Pipe-and-Filter Architecture

Introduction

The Pipe-and-Filter architecture is a design pattern used in software architecture, primarily for processing streams of data. It separates data processing into a series of discrete processing components, known as filters, connected by pipes that transport data between them. This architecture is particularly useful for applications requiring data transformation or where components can be developed independently.

Key Concepts

• **Filter**: A processing element that receives input through its input pipe, processes it, and sends output through its output pipe.
• **Pipe**: The conduit that carries data from one filter to another, enabling communication and data flow.
• **Data Streams**: The flow of data through the pipes, allowing filters to work with the data asynchronously.

Structure

The architecture consists of a set of filters and pipes. Each filter is a self-contained module that performs a specific function.

class Filter {
    process(data) {
        // Process the data
        return processedData;
    }
}

class Pipe {
    constructor() {
        this.data = [];
    }

    send(data) {
        this.data.push(data);
    }

    receive() {
        return this.data.shift();
    }
}
            

Workflow

graph TD;
    A[Input Data] -->|Pipe| B[Filter 1];
    B -->|Pipe| C[Filter 2];
    C -->|Pipe| D[Output Data];
            

The flowchart above illustrates the typical workflow in a Pipe-and-Filter architecture.
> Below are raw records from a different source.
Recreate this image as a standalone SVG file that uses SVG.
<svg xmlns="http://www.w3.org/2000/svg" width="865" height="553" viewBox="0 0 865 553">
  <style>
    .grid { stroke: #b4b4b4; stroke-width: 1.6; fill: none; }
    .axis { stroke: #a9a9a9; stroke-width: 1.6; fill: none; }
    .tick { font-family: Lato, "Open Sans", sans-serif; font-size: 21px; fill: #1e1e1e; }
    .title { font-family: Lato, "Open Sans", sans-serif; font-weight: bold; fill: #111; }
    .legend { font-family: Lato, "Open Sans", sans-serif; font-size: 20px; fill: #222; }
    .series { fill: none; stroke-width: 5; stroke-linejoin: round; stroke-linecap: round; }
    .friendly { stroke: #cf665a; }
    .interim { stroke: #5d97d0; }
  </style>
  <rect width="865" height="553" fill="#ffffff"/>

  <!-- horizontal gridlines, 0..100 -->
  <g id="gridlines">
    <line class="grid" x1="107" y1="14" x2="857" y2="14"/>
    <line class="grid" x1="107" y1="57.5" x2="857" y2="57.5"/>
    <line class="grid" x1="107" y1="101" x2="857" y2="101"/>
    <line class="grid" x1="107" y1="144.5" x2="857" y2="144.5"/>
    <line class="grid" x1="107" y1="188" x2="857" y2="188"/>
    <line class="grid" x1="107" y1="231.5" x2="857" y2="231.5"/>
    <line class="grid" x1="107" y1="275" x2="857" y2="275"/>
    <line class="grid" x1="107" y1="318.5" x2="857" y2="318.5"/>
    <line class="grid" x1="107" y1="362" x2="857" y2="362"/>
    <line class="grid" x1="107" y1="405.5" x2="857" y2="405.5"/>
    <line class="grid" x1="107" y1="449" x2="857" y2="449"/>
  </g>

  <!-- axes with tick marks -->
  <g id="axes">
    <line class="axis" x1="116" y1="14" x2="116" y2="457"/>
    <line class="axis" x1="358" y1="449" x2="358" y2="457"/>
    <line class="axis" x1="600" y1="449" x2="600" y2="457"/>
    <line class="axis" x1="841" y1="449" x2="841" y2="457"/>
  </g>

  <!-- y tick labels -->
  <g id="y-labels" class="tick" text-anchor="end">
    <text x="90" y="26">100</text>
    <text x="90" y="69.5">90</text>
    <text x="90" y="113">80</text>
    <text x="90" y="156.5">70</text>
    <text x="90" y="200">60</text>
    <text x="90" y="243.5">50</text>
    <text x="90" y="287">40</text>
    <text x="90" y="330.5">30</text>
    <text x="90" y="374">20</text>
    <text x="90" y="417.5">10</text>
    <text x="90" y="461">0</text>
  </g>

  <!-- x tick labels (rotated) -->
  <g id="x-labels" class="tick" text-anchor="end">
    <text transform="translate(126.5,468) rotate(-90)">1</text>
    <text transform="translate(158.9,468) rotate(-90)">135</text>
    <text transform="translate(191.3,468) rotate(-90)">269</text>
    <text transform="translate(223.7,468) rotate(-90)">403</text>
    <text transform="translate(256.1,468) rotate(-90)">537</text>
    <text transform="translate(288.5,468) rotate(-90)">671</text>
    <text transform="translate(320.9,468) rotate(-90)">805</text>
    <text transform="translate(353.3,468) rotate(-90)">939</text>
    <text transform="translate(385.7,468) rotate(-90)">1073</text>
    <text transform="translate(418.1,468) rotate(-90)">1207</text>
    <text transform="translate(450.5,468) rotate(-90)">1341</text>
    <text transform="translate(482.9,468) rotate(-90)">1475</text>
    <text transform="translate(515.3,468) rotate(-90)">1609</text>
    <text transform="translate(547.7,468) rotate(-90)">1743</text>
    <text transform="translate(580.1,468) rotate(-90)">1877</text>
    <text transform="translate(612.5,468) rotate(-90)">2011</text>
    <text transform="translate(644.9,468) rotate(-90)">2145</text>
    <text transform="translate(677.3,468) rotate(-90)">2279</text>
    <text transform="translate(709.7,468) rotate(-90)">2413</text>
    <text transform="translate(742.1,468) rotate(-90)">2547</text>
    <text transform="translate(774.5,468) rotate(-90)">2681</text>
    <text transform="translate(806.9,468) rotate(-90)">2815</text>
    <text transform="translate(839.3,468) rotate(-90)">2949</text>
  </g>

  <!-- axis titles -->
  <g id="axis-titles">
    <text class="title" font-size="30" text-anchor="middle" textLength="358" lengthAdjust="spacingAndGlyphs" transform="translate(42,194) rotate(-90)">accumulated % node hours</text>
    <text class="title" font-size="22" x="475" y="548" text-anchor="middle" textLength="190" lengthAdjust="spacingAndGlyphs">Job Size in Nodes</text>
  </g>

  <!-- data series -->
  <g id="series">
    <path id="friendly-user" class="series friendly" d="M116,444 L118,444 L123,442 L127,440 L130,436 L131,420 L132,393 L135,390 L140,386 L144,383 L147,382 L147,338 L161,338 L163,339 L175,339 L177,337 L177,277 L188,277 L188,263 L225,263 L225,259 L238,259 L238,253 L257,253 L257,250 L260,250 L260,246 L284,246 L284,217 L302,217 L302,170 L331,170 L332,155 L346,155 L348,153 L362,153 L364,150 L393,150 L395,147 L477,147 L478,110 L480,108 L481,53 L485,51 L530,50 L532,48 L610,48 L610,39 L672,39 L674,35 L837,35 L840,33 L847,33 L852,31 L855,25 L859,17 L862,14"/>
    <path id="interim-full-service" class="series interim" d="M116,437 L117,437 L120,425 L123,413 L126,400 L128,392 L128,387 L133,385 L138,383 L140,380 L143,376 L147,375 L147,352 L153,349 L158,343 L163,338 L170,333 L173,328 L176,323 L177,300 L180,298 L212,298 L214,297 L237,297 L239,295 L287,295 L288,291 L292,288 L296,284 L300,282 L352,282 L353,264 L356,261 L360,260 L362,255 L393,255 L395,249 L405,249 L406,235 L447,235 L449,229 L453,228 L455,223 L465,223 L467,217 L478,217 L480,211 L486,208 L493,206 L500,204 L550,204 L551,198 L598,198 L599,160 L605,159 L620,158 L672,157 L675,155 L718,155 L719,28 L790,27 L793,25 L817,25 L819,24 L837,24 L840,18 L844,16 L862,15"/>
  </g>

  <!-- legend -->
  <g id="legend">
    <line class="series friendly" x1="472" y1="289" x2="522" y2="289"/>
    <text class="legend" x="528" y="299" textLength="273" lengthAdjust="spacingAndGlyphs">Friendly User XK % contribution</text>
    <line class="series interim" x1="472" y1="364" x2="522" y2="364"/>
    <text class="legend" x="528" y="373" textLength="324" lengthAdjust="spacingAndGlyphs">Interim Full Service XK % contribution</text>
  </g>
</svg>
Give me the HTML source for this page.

Data is input into the system, processed through a series of filters, and then output as processed data.

Best Practices

• Ensure filters are stateless to promote reusability and ease of testing.
• Design pipes to handle data buffering efficiently to avoid bottlenecks.
• Maintain clear interfaces between filters to simplify integration and testing.
• Use asynchronous communication where possible to enhance performance.